Task goal: Skip the pictures. Transcribe the rest of the data below without changing a word.

Records to process:
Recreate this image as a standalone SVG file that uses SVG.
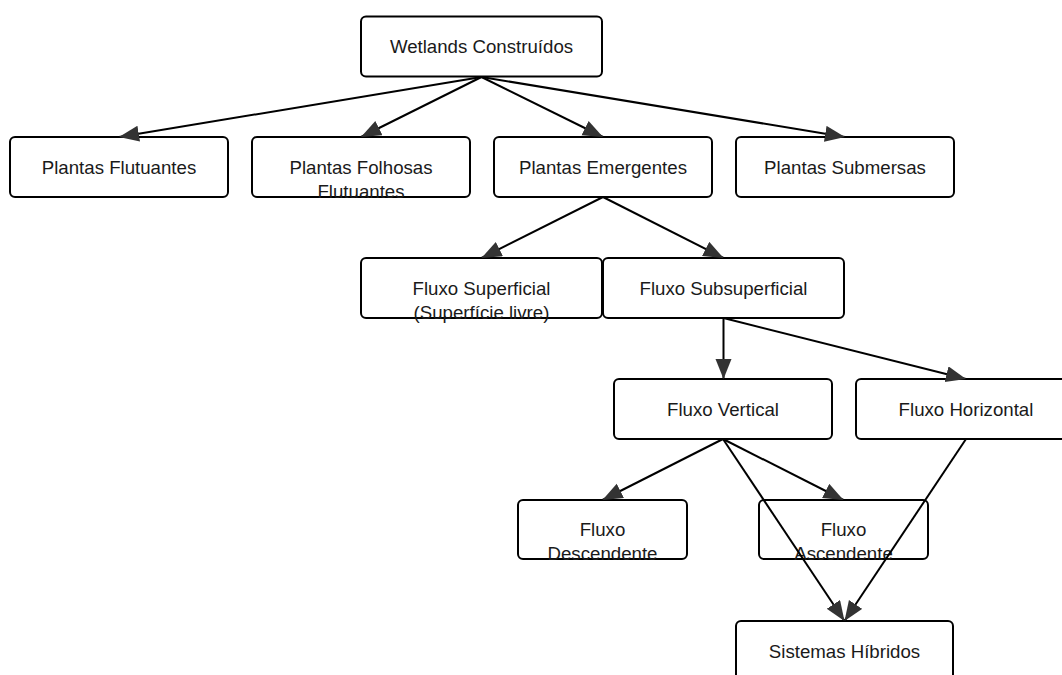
<svg xmlns="http://www.w3.org/2000/svg" width="1062" height="675" viewBox="0 0 1062 675">
<style>
.box{fill:#fff;stroke:#000;stroke-width:2}
.lbl{font-family:"Liberation Sans",Arial,sans-serif;font-size:18.67px;fill:#1a1a1a;text-anchor:middle}
.edge{fill:none;stroke:#000;stroke-width:2}
</style>
<defs>
<marker id="arr" markerUnits="userSpaceOnUse" markerWidth="22" markerHeight="18" refX="20" refY="8" orient="auto">
<path d="M0,0 L20,8 L0,16 Z" fill="#333"/>
</marker>
</defs>
<rect width="1062" height="675" fill="#fff"/>
<g id="n-wetlands"><rect class="box" x="361" y="16.5" width="241" height="60" rx="5"/><text class="lbl" x="481.5" y="53">Wetlands Construídos</text></g>
<g id="n-flutuantes"><rect class="box" x="10" y="137" width="218" height="60" rx="5"/><text class="lbl" x="119" y="173.5">Plantas Flutuantes</text></g>
<g id="n-folhosas"><rect class="box" x="252" y="137" width="218" height="60" rx="5"/><text class="lbl" x="361" y="173.5">Plantas Folhosas</text><text class="lbl" x="361" y="198">Flutuantes</text></g>
<g id="n-emergentes"><rect class="box" x="494" y="137" width="218" height="60" rx="5"/><text class="lbl" x="603" y="173.5">Plantas Emergentes</text></g>
<g id="n-submersas"><rect class="box" x="736" y="137" width="218" height="60" rx="5"/><text class="lbl" x="845" y="173.5">Plantas Submersas</text></g>
<g id="n-superficial"><rect class="box" x="361" y="258" width="241" height="60" rx="5"/><text class="lbl" x="481.5" y="294.5">Fluxo Superficial</text><text class="lbl" x="481.5" y="319">(Superfície livre)</text></g>
<g id="n-subsuperficial"><rect class="box" x="603" y="258" width="241" height="60" rx="5"/><text class="lbl" x="723.5" y="294.5">Fluxo Subsuperficial</text></g>
<g id="n-vertical"><rect class="box" x="614" y="379" width="218" height="60" rx="5"/><text class="lbl" x="723" y="415.5">Fluxo Vertical</text></g>
<g id="n-horizontal"><rect class="box" x="856" y="379" width="220" height="60" rx="5"/><text class="lbl" x="966" y="415.5">Fluxo Horizontal</text></g>
<g id="n-descendente"><rect class="box" x="518" y="500" width="169" height="59" rx="5"/><text class="lbl" x="602.5" y="536">Fluxo</text><text class="lbl" x="602.5" y="560">Descendente</text></g>
<g id="n-ascendente"><rect class="box" x="759" y="500" width="169" height="59" rx="5"/><text class="lbl" x="843.5" y="536">Fluxo</text><text class="lbl" x="843.5" y="560">Ascendente</text></g>
<g id="n-hibridos"><rect class="box" x="736" y="621" width="217" height="60" rx="5"/><text class="lbl" x="844.5" y="657.5">Sistemas Híbridos</text></g>
<g id="connectors">
<path class="edge" marker-end="url(#arr)" d="M481.5,77 L119,137"/>
<path class="edge" marker-end="url(#arr)" d="M481.5,77 L361,137"/>
<path class="edge" marker-end="url(#arr)" d="M481.5,77 L603,137"/>
<path class="edge" marker-end="url(#arr)" d="M481.5,77 L845,137"/>
<path class="edge" marker-end="url(#arr)" d="M603,197 L481.5,258"/>
<path class="edge" marker-end="url(#arr)" d="M603,197 L723.5,258"/>
<path class="edge" marker-end="url(#arr)" d="M723.5,318 L723.5,379"/>
<path class="edge" marker-end="url(#arr)" d="M723.5,318 L966,379"/>
<path class="edge" marker-end="url(#arr)" d="M723,439 L602.5,500"/>
<path class="edge" marker-end="url(#arr)" d="M723,439 L843.5,500"/>
<path class="edge" marker-end="url(#arr)" d="M723,439 L844.5,621"/>
<path class="edge" marker-end="url(#arr)" d="M966,439 L844.5,621"/>
</g>
</svg>
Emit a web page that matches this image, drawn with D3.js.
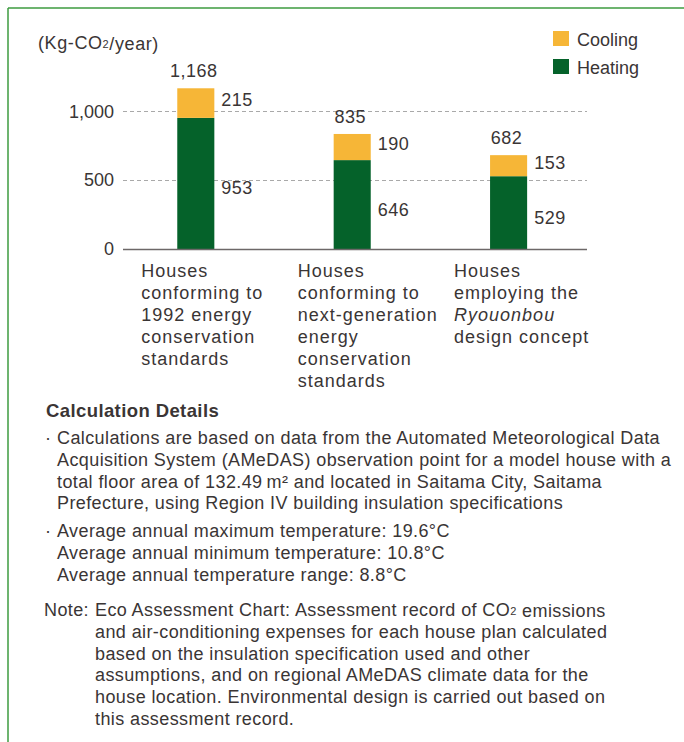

Task output:
Recreate this image as a standalone SVG file that uses SVG.
<svg xmlns="http://www.w3.org/2000/svg" width="1062" height="675" viewBox="0 0 1062 675">
<style>
.box{fill:#fff;stroke:#000;stroke-width:2}
.lbl{font-family:"Liberation Sans",Arial,sans-serif;font-size:18.67px;fill:#1a1a1a;text-anchor:middle}
.edge{fill:none;stroke:#000;stroke-width:2}
</style>
<defs>
<marker id="arr" markerUnits="userSpaceOnUse" markerWidth="22" markerHeight="18" refX="20" refY="8" orient="auto">
<path d="M0,0 L20,8 L0,16 Z" fill="#333"/>
</marker>
</defs>
<rect width="1062" height="675" fill="#fff"/>
<g id="n-wetlands"><rect class="box" x="361" y="16.5" width="241" height="60" rx="5"/><text class="lbl" x="481.5" y="53">Wetlands Construídos</text></g>
<g id="n-flutuantes"><rect class="box" x="10" y="137" width="218" height="60" rx="5"/><text class="lbl" x="119" y="173.5">Plantas Flutuantes</text></g>
<g id="n-folhosas"><rect class="box" x="252" y="137" width="218" height="60" rx="5"/><text class="lbl" x="361" y="173.5">Plantas Folhosas</text><text class="lbl" x="361" y="198">Flutuantes</text></g>
<g id="n-emergentes"><rect class="box" x="494" y="137" width="218" height="60" rx="5"/><text class="lbl" x="603" y="173.5">Plantas Emergentes</text></g>
<g id="n-submersas"><rect class="box" x="736" y="137" width="218" height="60" rx="5"/><text class="lbl" x="845" y="173.5">Plantas Submersas</text></g>
<g id="n-superficial"><rect class="box" x="361" y="258" width="241" height="60" rx="5"/><text class="lbl" x="481.5" y="294.5">Fluxo Superficial</text><text class="lbl" x="481.5" y="319">(Superfície livre)</text></g>
<g id="n-subsuperficial"><rect class="box" x="603" y="258" width="241" height="60" rx="5"/><text class="lbl" x="723.5" y="294.5">Fluxo Subsuperficial</text></g>
<g id="n-vertical"><rect class="box" x="614" y="379" width="218" height="60" rx="5"/><text class="lbl" x="723" y="415.5">Fluxo Vertical</text></g>
<g id="n-horizontal"><rect class="box" x="856" y="379" width="220" height="60" rx="5"/><text class="lbl" x="966" y="415.5">Fluxo Horizontal</text></g>
<g id="n-descendente"><rect class="box" x="518" y="500" width="169" height="59" rx="5"/><text class="lbl" x="602.5" y="536">Fluxo</text><text class="lbl" x="602.5" y="560">Descendente</text></g>
<g id="n-ascendente"><rect class="box" x="759" y="500" width="169" height="59" rx="5"/><text class="lbl" x="843.5" y="536">Fluxo</text><text class="lbl" x="843.5" y="560">Ascendente</text></g>
<g id="n-hibridos"><rect class="box" x="736" y="621" width="217" height="60" rx="5"/><text class="lbl" x="844.5" y="657.5">Sistemas Híbridos</text></g>
<g id="connectors">
<path class="edge" marker-end="url(#arr)" d="M481.5,77 L119,137"/>
<path class="edge" marker-end="url(#arr)" d="M481.5,77 L361,137"/>
<path class="edge" marker-end="url(#arr)" d="M481.5,77 L603,137"/>
<path class="edge" marker-end="url(#arr)" d="M481.5,77 L845,137"/>
<path class="edge" marker-end="url(#arr)" d="M603,197 L481.5,258"/>
<path class="edge" marker-end="url(#arr)" d="M603,197 L723.5,258"/>
<path class="edge" marker-end="url(#arr)" d="M723.5,318 L723.5,379"/>
<path class="edge" marker-end="url(#arr)" d="M723.5,318 L966,379"/>
<path class="edge" marker-end="url(#arr)" d="M723,439 L602.5,500"/>
<path class="edge" marker-end="url(#arr)" d="M723,439 L843.5,500"/>
<path class="edge" marker-end="url(#arr)" d="M723,439 L844.5,621"/>
<path class="edge" marker-end="url(#arr)" d="M966,439 L844.5,621"/>
</g>
</svg>
Emit a web page that matches this image, drawn with D3.js.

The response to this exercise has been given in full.